The jury asked the defence to put several questions to the accused about his Facebook use and how he was able to look at Sophie Elliott's Facebook page on the morning of her killing.
Also, when the Crown and defence said they had finished with him as a witness, the judge stepped in and said she had some questions of her own.
Weatherston showed the trial judge an action he remembers clearly from the day he stabbed Elliott to death.
"It's more of a defensive push...more of a pushing away... pushing her away from me," he said.
Justice Potter put many questions to him about what happened during and then immediately after the killing.
He said he put his glasses on "and I sort of looked around the room".
Potter asked did he see Sophie when he looked around the room.
"Ah, I didn't really look directly at Sophie," he replied.
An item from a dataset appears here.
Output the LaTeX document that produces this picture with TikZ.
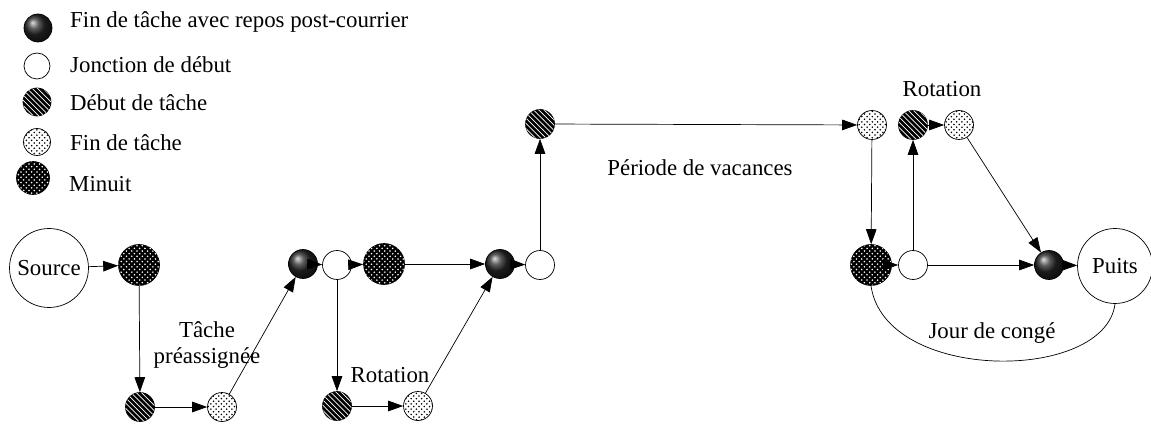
\documentclass[tikz,border=0pt]{standalone}
\usepackage{fontspec}
\setmainfont{Liberation Serif}
\usetikzlibrary{arrows.meta,patterns}

\tikzset{
  every node/.style={font=\fontsize{13}{15}\selectfont},
  restend/.style={circle, draw, minimum size=0.58cm, inner sep=0pt, shading=ball, ball color=black!85},
  junction/.style={circle, draw, thin, fill=white, minimum size=0.58cm, inner sep=0pt},
  taskstart/.style={circle, draw, fill=black, minimum size=0.58cm, inner sep=0pt,
    postaction={pattern=north west lines, pattern color=white}},
  taskend/.style={circle, draw, fill=white, minimum size=0.58cm, inner sep=0pt,
    postaction={pattern=crosshatch dots, pattern color=black}},
  midnight/.style={circle, draw, fill=black, minimum size=0.82cm, inner sep=0pt,
    postaction={pattern=crosshatch dots, pattern color=white}},
  endpoint/.style={circle, draw, thin, fill=white, minimum size=1.5cm, inner sep=0pt},
  flow/.style={-{Triangle[length=8.5pt, width=6pt]}, thin},
}

\begin{document}
\begin{tikzpicture}[x=0.02cm, y=-0.02cm]
  \useasboundingbox (0,0) rectangle (1151,425);

  % legend
  \node[restend, minimum size=0.56cm] (lgRest) at (38, 28) {};
  \node[anchor=west] at (64, 22) {Fin de tâche avec repos post-courrier};
  \node[junction, minimum size=0.52cm] (lgJoin) at (37, 66) {};
  \node[anchor=west] at (64, 65) {Jonction de début};
  \node[taskstart, minimum size=0.56cm] (lgStart) at (37, 102) {};
  \node[anchor=west] at (64, 103) {Début de tâche};
  \node[taskend, minimum size=0.54cm] (lgFinish) at (37, 142) {};
  \node[anchor=west] at (64, 143) {Fin de tâche};
  \node[midnight, minimum size=0.66cm] (lgMid) at (33, 178) {};
  \node[anchor=west] at (63, 184) {Minuit};

  % pre-assigned task
  \node[endpoint, minimum size=1.58cm] (src) at (49, 268) {Source};
  \node[midnight] (m1) at (139, 265) {};
  \node[taskstart] (s1) at (140, 407) {};
  \node[taskend] (f1) at (222, 407) {};
  \node[align=center] (lbTask) at (207, 345) {Tâche\\préassignée};

  \draw[flow] (src) -- (m1);
  \draw[flow] (m1) -- (s1);
  \draw[flow] (s1) -- (f1);

  % first rotation
  \node[restend] (r1) at (303, 264) {};
  \node[junction] (j1) at (337, 265) {};
  \node[midnight] (m2) at (384, 264) {};
  \node[taskstart] (s2) at (337, 406) {};
  \node[taskend] (f2) at (418, 406) {};
  \node (lbRot1) at (390, 375) {Rotation};

  \draw[flow] (f1) -- (r1);
  \draw[flow] (r1) -- (j1);
  \draw[flow] (j1) -- (m2);
  \draw[flow] (j1) -- (s2);
  \draw[flow] (s2) -- (f2);

  % holidays
  \node[restend] (r2) at (500, 264) {};
  \node[junction] (j2) at (540, 265) {};
  \node[taskstart] (s3) at (540, 124) {};
  \node[taskend] (f3) at (872, 125) {};
  \node (lbHoliday) at (700, 168) {Période de vacances};

  \draw[flow] (f2) -- (r2);
  \draw[flow] (m2) -- (r2);
  \draw[flow] (r2) -- (j2);
  \draw[flow] (j2) -- (s3);
  \draw[flow] (s3) -- (f3);

  % last rotation and sink
  \node[midnight] (m3) at (871, 265) {};
  \node[junction] (j3) at (913, 265) {};
  \node[taskstart] (s4) at (913, 125) {};
  \node[taskend] (f4) at (959, 125) {};
  \node (lbRot2) at (942, 89) {Rotation};
  \node[restend] (r3) at (1049, 265) {};
  \node[endpoint] (sink) at (1115, 266) {Puits};

  \draw[flow] (f3) -- (m3);
  \draw[flow] (m3) -- (j3);
  \draw[flow] (j3) -- (s4);
  \draw[flow] (s4) -- (f4);
  \draw[flow] (f4) -- (r3);
  \draw[flow] (j3) -- (r3);
  \draw[flow] (r3) -- (sink);

  % day off
  \draw[thin] (m3.south) .. controls (885, 383) and (1105, 383) .. (sink.south);
  \node (lbDayOff) at (992, 333) {Jour de congé};
\end{tikzpicture}
\end{document}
A psychiatrist for the defence Dr David Chaplow says Weatherston has a long list of personality disorders.
"A grandiose sense of self importance, exaggerating achievements and talents, expecting to be recognised as superior, a preoccupation with fantasies of unlimited success, power, brilliance, beauty or ideal love, a belief in himself being special," said Chaplow.
He had been on anti-depressants for years but had tripled the dose to three a day just before Elliott died.
"While the court will assess and weigh intent and culpability, I opine that Weatherston was and is a vulnerable character because of his personality characteristics of anxiety, obsessionality and narcissism," said Chaplow.
Chaplow also interviewed a woman the accused had lived with who said although he wasn't outwardly crazy, she felt he had big psychological problems.